The various Virginias provide a lot of tart and tangy citrus, earth, wood, bread, sugar, vegetative grass, some sour lemon, tangy dark fruit, floralness, mild spice, honey, and acidity. They are the lead components. The dark fired Kentucky offers some earth, wood, smoke, herbs, floralness, spice, bitter sourness, barbecue and nuts. It is often a secondary player, but occasionally plays a little lower than that as its effect is variable. The earth, woody, very dried plumy, spicy perique is a step less obvious than the Kentucky most of the time. The light honeydew is likely a casing on the brighter Virginias. The strength and nic-hit are a slot past the medium threshold. The taste just inches past that line. No chance or bite or harshness, but there may be a light tongue tingle for a fast puffer. Has a few small rough edges. Burns clean and slightly warm at a reasonable rate with some inconsistency in its sweet and sour, fruity, floral, spicy, smoky, acidic flavor. Has a lightly lingering after taste that’s marred by a little bitter sour acidity, especially in a big bowl. The room note is a little stronger. Leaves little dampness in the bowl, and requires an average number of relights. Not an all day smoke. Should benefit from some age. Two stars.
I received this tin in a secret exchange with a friend of mine from the San Diego Pipe Club who now lives in Tennessee and I am in Arkansas. Of course, gift tobacco is sometimes hard to critique if the review is not top notch but I must be true to myself. The tin is beautiful with the legendary Film Actor Dana Andrews in a pipe ad. I sometimes wonder if the prettier the tin the more average the tobacco. I have been smoking this for the past week and it is a unique cut of tobacco with the small coins etc. but the flavor seems to be one dimensional at best. Packs easy, burns great but the taste seems to me to be flat. Maybe my preference for Red Virginia has spoiled me. I tend to agree with JimInks in that it might improve with some age. Sorry my friend but this is only a two star but a wonderful gift nonetheless.

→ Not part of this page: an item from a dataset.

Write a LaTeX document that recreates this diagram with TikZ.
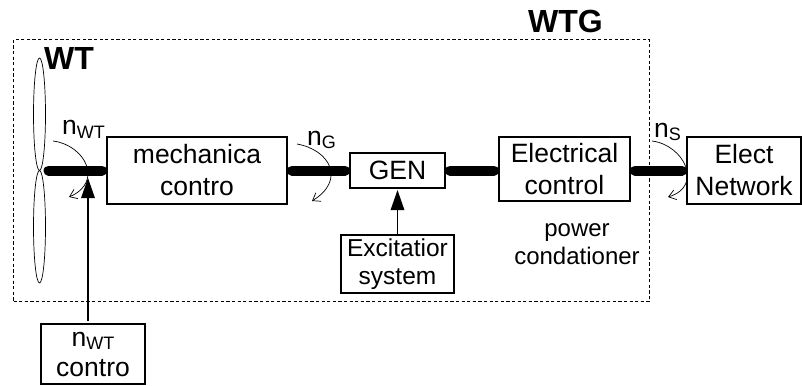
\documentclass[tikz,border=0pt]{standalone}
\usepackage{fontspec}
\setmainfont{Liberation Sans}
\usetikzlibrary{positioning,arrows.meta,shapes.geometric}
\newcommand{\speedsub}[1]{\raisebox{-3pt}{\fontsize{18}{18}\selectfont #1}}

\begin{document}
\begin{tikzpicture}[
  x=1pt, y=-1pt,
  box/.style={draw, line width=1.4pt, fill=white, outer sep=0pt, inner sep=0pt, align=center, font=\fontsize{26.5}{32}\selectfont},
  label/.style={inner sep=0pt, anchor=base west, font=\fontsize{26.5}{32}\selectfont},
  title/.style={inner sep=0pt, anchor=base west, font=\fontsize{32}{36}\selectfont\bfseries},
  blade/.style={draw, ellipse, line width=0.7pt, minimum width=12pt, minimum height=112.5pt, inner sep=0pt, outer sep=0pt},
  shaft/.style={line width=10pt, line cap=round, shorten <=5pt, shorten >=5pt},
  rot/.style={-{Straight Barb[length=7pt,width=10pt]}, line width=0.7pt},
  signal/.style={-{Triangle[length=20pt,width=13.5pt]}, line width=1.5pt}
]
  \useasboundingbox (0,0) rectangle (802,385);
  % frame of the WTG
  \node[draw, dashed, dash pattern=on 3.2pt off 2.4pt, line width=0.7pt, minimum width=636pt, minimum height=262pt, inner sep=0pt, outer sep=0pt] (wtg) at (331.5,170.5) {};
  \node[title] (wtglabel) at (528,33) {WTG};
  \node[title] (wtlabel) at (44,70) {WT};
  % rotor
  \coordinate (hub) at (39.5,170.5);
  \node[blade, above=0pt of hub] (upblade) {};
  \node[blade, below=0pt of hub] (lowblade) {};
  % drive train
  \node[box, minimum width=180pt, minimum height=67pt] (mech) at (197,170.5) {mechanica\\contro};
  \node[box, minimum width=95pt, minimum height=35pt, right=63pt of mech] (gen) {GEN};
  \node[box, minimum width=131pt, minimum height=64pt, right=54pt of gen, yshift=1.5pt] (elec) {Electrical\\control};
  \node[box, minimum width=114pt, minimum height=67pt, right=57pt of elec, yshift=-1.5pt] (grid) {Elect\\Network};
  \node[box, minimum width=113pt, minimum height=58pt, below=47pt of gen, font=\fontsize{24.5}{28}\selectfont] (exc) {Excitatior\\system};
  \node[box, minimum width=104pt, minimum height=60pt, font=\fontsize{26.5}{30}\selectfont] (nctrl) at (93,354) {n\speedsub{WT}\\contro};
  \node[inner sep=0pt, align=center, font=\fontsize{24}{28}\selectfont] (power) at (577,244) {power\\condationer};
  % shafts
  \draw[shaft, shorten <=0pt] (hub) ++(9,0) -- (mech.west);
  \draw[shaft] (mech) -- (gen);
  \draw[shaft] (gen.east) -- (gen.east -| elec.west);
  \draw[shaft] (grid.west -| elec.east) -- (grid.west);
  % speed labels
  \node[label] (nwt) at (62,135) {n\speedsub{WT}};
  \node[label] (ng) at (307,145) {n\speedsub{G}};
  \node[label] (ns) at (654,137) {n\speedsub{S}};
  \coordinate (wtfrom) at (53,141);
  \coordinate (wtto) at (69,197);
  \coordinate (gfrom) at (297,144);
  \coordinate (gto) at (312,201);
  \coordinate (sfrom) at (652,141);
  \coordinate (sto) at (668,197);
  \draw[rot] (wtfrom) .. controls (85,145) and (104,182) .. (wtto);
  \draw[rot] (gfrom) .. controls (330,150) and (346,180) .. (gto);
  \draw[rot] (sfrom) .. controls (684,145) and (704,186) .. (sto);
  % control signals
  \coordinate (nctrltip) at (88,178);
  \draw[signal, shorten <=3pt] (nctrl.north -| nctrltip) -- (nctrltip);
  \draw[signal, shorten >=2pt] (exc) -- (gen);
\end{tikzpicture}
\end{document}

Tin note of sharp hay and spices. Tobacco is mixed cut of coins, broken flake, ribbon and loose rough cut. The reddish orange tobacco is on the dry side, no drying needed. Some larger pieces may need to be rubbed out. Burns fast with few relights. The strength is medium and nic is mild to medium. No flavoring detected. Taste is medium and fairly consistent, with notes of wood, grassy, fermented vegetation, toast, dry, sour stewed fruit, bread, spice, lemon zest, very spicy, floral, slightly bitter, tart, a tangy citrus background note, and a peppery retro. Virginia is leading with Kentucky and Perique supporting. Room note is tolerable, and aftertaste is great.